Some argue that the apostle Paul was telling of his experiences before he was saved, in his struggles related in Romans 7:7-25.
However, I submit that it is not the struggles of an unsaved person, but one who has the old man and the new man fighting an inner battle for control, and the flesh desperately wants to be in charge, just as it has been before the Spirit of God came into the picture in the man’s born-again experience.
The two final verses of that passage adequately supports this understanding, for no unsaved person will admit his wretchedness and thank God for his deliverance:
“O wretched man that I am! Who will deliver me from this body of death? I thank God—through Jesus Christ our Lord! So then, with the mind I myself serve the law of God, but with the flesh the law of sin” (Romans 7:24-25).
Paul continues in the next chapter to explain how walking in the Spirit, by faith, overcomes that onslaught of the flesh to hold us in its grip of self-works, not of faith. It is worth noting, too, that Paul also describes, in Galatians 5:16-18, this inner warfare between the old man and the new man—the flesh against the Spirit—as active in every believer, just as he described it in his own life:
“I say then: Walk in the Spirit, and you shall not fulfill the lust of the flesh. For the flesh lusts against the Spirit, and the Spirit against the flesh; and these are contrary to one another, so that you do not do the things that you wish. But if you are led by the Spirit, you are not under the law.”

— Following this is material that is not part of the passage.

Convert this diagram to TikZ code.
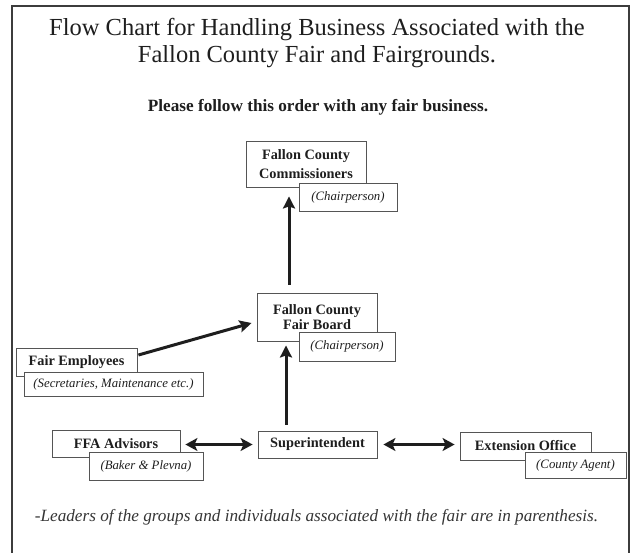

That passage in Galatians 5 goes on to list the works of the flesh, revealing the utter degradation of mortal man without the entrance into the life of the Spirit of God. The reason for their condition is summed up, perhaps adequately, in Romans 3:18, “There is no fear of God before their eyes.”
The strange paradox in all of this is that God has chosen to use this sort of mankind, those who are waging a constant battle of the flesh versus the Spirit, putting His gospel in the hands and stewardship of such creatures:
“We have this treasure in earthen vessels, that the excellence of the power may be of God and not of us” (2 Corinthians 4:7).
Paul tells us, and he admonishes Timothy, and us, to keep that vessel honorable:
“But in a great house there are not only vessels of gold and silver, but also of wood and clay, some for honor and some for dishonor. Therefore if anyone cleanses himself from the latter, he will be a vessel for honor, sanctified and useful for the Master, prepared for every good work” (2 Timothy 2:20-21).
All of this brings us to the point of the article—breaking free from those clinging memories of sins of the past. It is simply a matter of believing that God’s forgiveness is complete, sure, and everlasting. Paul’s cry of despair and defeat, then looking to Jesus Christ for the solace of his soul is also my cry, as it is for any believer. When we look at 1 John 1:9, we must believe it fully—the forgiveness as well as the cleansing:
“If we confess our sins, He is faithful and just to forgive us our sins and to cleanse us from all unrighteousness.”
The magnitude of that forgiveness and cleansing, in its everlasting-ness, is dramatically told in Psalm 103:12:
“As far as the east is from the west, so far has He removed our transgressions from us.”
They are gone—removed—and no longer with you, for the blood of Christ has completely washed them from you. They keep going away, endlessly.
We have looked at the apostle Paul and his inner-warfare with the old man, the old nature, so let’s look at how he handled some of those nagging reflections of his past:
“And I thank Christ Jesus our Lord who has enabled me, because He counted me faithful, putting me into the ministry, although I was formerly a blasphemer, a persecutor, and an insolent man; but I obtained mercy because I did it ignorantly in unbelief. And the grace of our Lord was exceedingly abundant, with faith and love which are in Christ Jesus.
This is a faithful saying and worthy of all acceptance, that Christ Jesus came into the world to save sinners, of whom I am chief. However, for this reason I obtained mercy, that in me first, Jesus Christ might show all longsuffering, as a pattern to those who are going to believe on Him for everlasting life” (1 Timothy 1:12-16).
In that passage Paul addresses his moral degradation as the chief of sinners, yet a receiver of God’s mercy and forgiveness. In the following passage he acknowledges his stedfast assurance of God’s forgiveness for all time:
“For this reason I also suffer these things; nevertheless I am not ashamed, for I know whom I have believed and am persuaded that He is able to keep what I have committed to Him until that Day” (2 Timothy 1:12)
When he wrote to the Philippian church, in chapter 3, he recounted his “good works” as a Pharisee, a Hebrew of Hebrews, but then rejects all of that as rubbish compared to a relation- ship with Christ. He turns his back on that whole experience with this emphatic declaration and appeal that fellow believers join with him in looking forward rather than backward toour past failures:
“Brethren, I do not count myself to have apprehended; but one thing I do,forgetting those things which are behind and reaching forward to those things which are ahead, I press toward the goal for the prize of the upward call of God in Christ Jesus.
“Therefore let us, as many as are mature, have this mind; and if in anything you think otherwise, God will reveal even this to you. Nevertheless, to the degree that we have already attained, let us walk by the same rule, let us be of the same mind” (Philippians 3:13-16).
Finally, in Romans 6:14, Paul makes an affirmative declaration that I believe is applicable to all sins, past, present and future: “For sin shall not have dominion over you, for you are not under law but under grace.”
Our challenge is to believe that with unwavering faith!